2014 GSA Annual Meeting in Vancouver, British Columbia (19–22 October 2014)

Paper No. 324-1
Presentation Time: 9:00 AM


HUBBARD, Bernard E., US Geological Survey, 12201Sunrise Valley Drive, Reston, VA 20192, DESZCZ-PAN, Maria, U.S. Geological Survey, Box 25046, M.S. 964, Denver Federal Center, Denver, CO 80225-0046, SMITH, Bruce D., U.S. Geological Survey, Crustal Geophysics and Geochemistry Science Center, Denver Federal Center, Bld 20, ms964, Lakewood, CO 80225, DAY, Warren, U.S. Geological Survey, P.O. Box 25046, MS 973, Denver, CO 80225-0046, GOUGH, Larry, U.S. Geological Survey, 12201 Sunrise Valley Dr, MS954, Reston, VA 20192, KASS, M. Andy, Crustal Geophysics and Geochemistry Science Center, US Geological Survey, Denver Federal Center, MS 964, Denver, CO 80225, EMOND, Abraham, Division of Geological & Geophysical Surveys, Department of Natural Resources, 3354 College Road, Fairbanks, AK 99709 and CAINE, Jonathan Saul, U.S. Geological Survey, Box 25046, DFC, MS 964, Denver, CO 80225-0046, bhubbard@usgs.gov

Geological mapping of the bedrock in much of Alaska is very difficult, not only because of the large size and remoteness of much of the state, but also because most of the potential bedrock exposure is covered either by forest canopy, muskeg soils, and understory vegetation or coated by lichens and moss.
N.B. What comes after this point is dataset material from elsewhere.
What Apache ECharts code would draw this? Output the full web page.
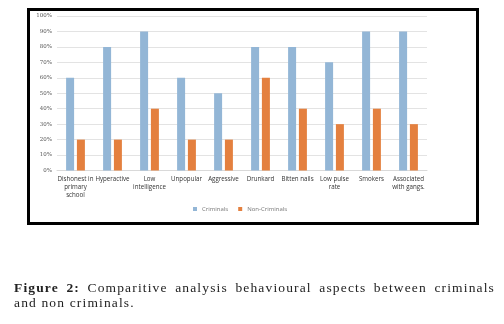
<!DOCTYPE html>
<html>
<head>
<meta charset="utf-8">
<script src="https://cdn.jsdelivr.net/npm/echarts@6/dist/echarts.min.js"></script>
<style>
  html, body { margin: 0; padding: 0; background: #fff; }
  body { width: 504px; height: 324px; position: relative; overflow: hidden; }
  #frame { position: absolute; left: 27px; top: 8px; width: 446px; height: 211px; border: 3px solid #000; }
  #chart { position: absolute; left: 0; top: 0; width: 504px; height: 324px; }
  .cap { position: absolute; left: 14px; width: 481px; font-family: "Liberation Serif", "DejaVu Serif", serif;
         font-size: 13.5px; color: #222; letter-spacing: 1.15px; white-space: nowrap; }
  #cap1 { top: 280px; text-align: justify; text-align-last: justify; }
  #cap2 { top: 295px; }
</style>
</head>
<body>
<div id="frame"></div>
<div id="chart"></div>
<div class="cap" id="cap1"><b>Figure 2:</b> Comparitive analysis behavioural aspects between criminals</div>
<div class="cap" id="cap2">and non criminals.</div>
<script>
var categories = ['Dishonest in\nprimary\nschool', 'Hyperactive', 'Low\nintelligence', 'Unpopular', 'Aggressive',
	'Drunkard', 'Bitten nails', 'Low pulse\nrate', 'Smokers', 'Associated\nwith gangs.'];
var criminals = [60, 80, 90, 60, 50, 80, 80, 70, 90, 90];
var nonCriminals = [20, 20, 40, 20, 20, 60, 40, 30, 40, 30];
var seriesNames = ['Criminals', 'Non-Criminals'];

var myChart = echarts.init(document.getElementById('chart'));

option = {
	animation: false,
	legend: {
		left: 188,
		top: 201,
		itemWidth: 4,
		itemHeight: 4,
		itemGap: 10,
		icon: 'rect',
		textStyle: {
			color: '#777',
			fontSize: 6,
			fontFamily: 'Open Sans, sans-serif'
		},
		data: seriesNames
	},
	grid: {
		left: 57,
		right: 77,
		top: 16,
		bottom: 153.5
	},
	xAxis: [{
		type: 'category',
		data: categories,
		axisTick: { show: false },
		axisLine: { lineStyle: { color: '#d9d9d9' } },
		axisLabel: {
			interval: 0,
			hideOverlap: false,
			margin: 5,
			color: '#333',
			fontSize: 6.2,
			lineHeight: 8,
			width: 60,
			overflow: 'none',
			fontFamily: 'Open Sans, sans-serif'
		}
	}],
	yAxis: [{
		type: 'value',
		min: 0,
		max: 100,
		interval: 10,
		axisTick: { show: false },
		axisLine: { show: false },
		splitLine: { lineStyle: { color: '#e3e3e3' } },
		axisLabel: {
			formatter: '{value}%',
			margin: 5,
			color: '#555',
			fontSize: 5.5,
			fontFamily: 'DejaVu Serif, serif'
		}
	}],
	series: [{
		name: seriesNames[0],
		type: 'bar',
		barWidth: 8,
		barGap: '35%',
		itemStyle: { color: '#93b6d6' },
		data: criminals
	}, {
		name: seriesNames[1],
		type: 'bar',
		barWidth: 8,
		itemStyle: { color: '#e4803f' },
		data: nonCriminals
	}]
};
myChart.setOption(option);
window.addEventListener("resize", function () {
	myChart.resize();
});
</script>
</body>
</html>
The active layer above discontinuous permafrost and weathered rock are additional impediments in locating outcrops. Spotting outcrops from helicopters to provide support for geologists can also be difficult because brown-colored moss is often mistaken for rock. Outcrops are crucial for lithologic and structural observations and measurements needed for evaluation of mineral resources and for collecting samples for laboratory analytical work. In this study, we show that digital video data collected during airborne electromagnetic (AEM) geophysical surveys, combined with processed and visually interpreted Landsat images, can be used to interpret the location of natural outcrops and particularly bedrock exposed after large wildfires. Assuming that bedrock outcrops are electrically resistive, we correlate areas of high resistivity derived from AEM data with Landsat false-color images and known bedrock outcrops to vegetation abundance maps derived from linear spectral unmixing of the imagery. This method was tested in an unburned area near Mount Veta, Alaska in the western Fortymile mining district, where new geologic mapping was recently completed at 1:63,360-scale. AEM data was processed to estimate the electrical resistivity, and it’s resolution, of layers from the surface to a depth of 50 m along flight lines. The estimated shallow resistivity (<5m) was correlated with high-resolution video imagery and Landsat fractional abundances showing highest rock to vegetation proportions per pixel (>90% rock after normalization to shade and other featureless components). High resistivity permafrost zones can be distinguished in unburnt areas based on their high proportions of vegetation and spectral signatures dominated by white spruce and sphagnum moss. In recently burned areas, Landsat spectral unmixing allows bedrock exposures to be distinguished from dry and burnt vegetation dominated by charcoal and cellulose; as well as recovering green vegetation types such as fireweed.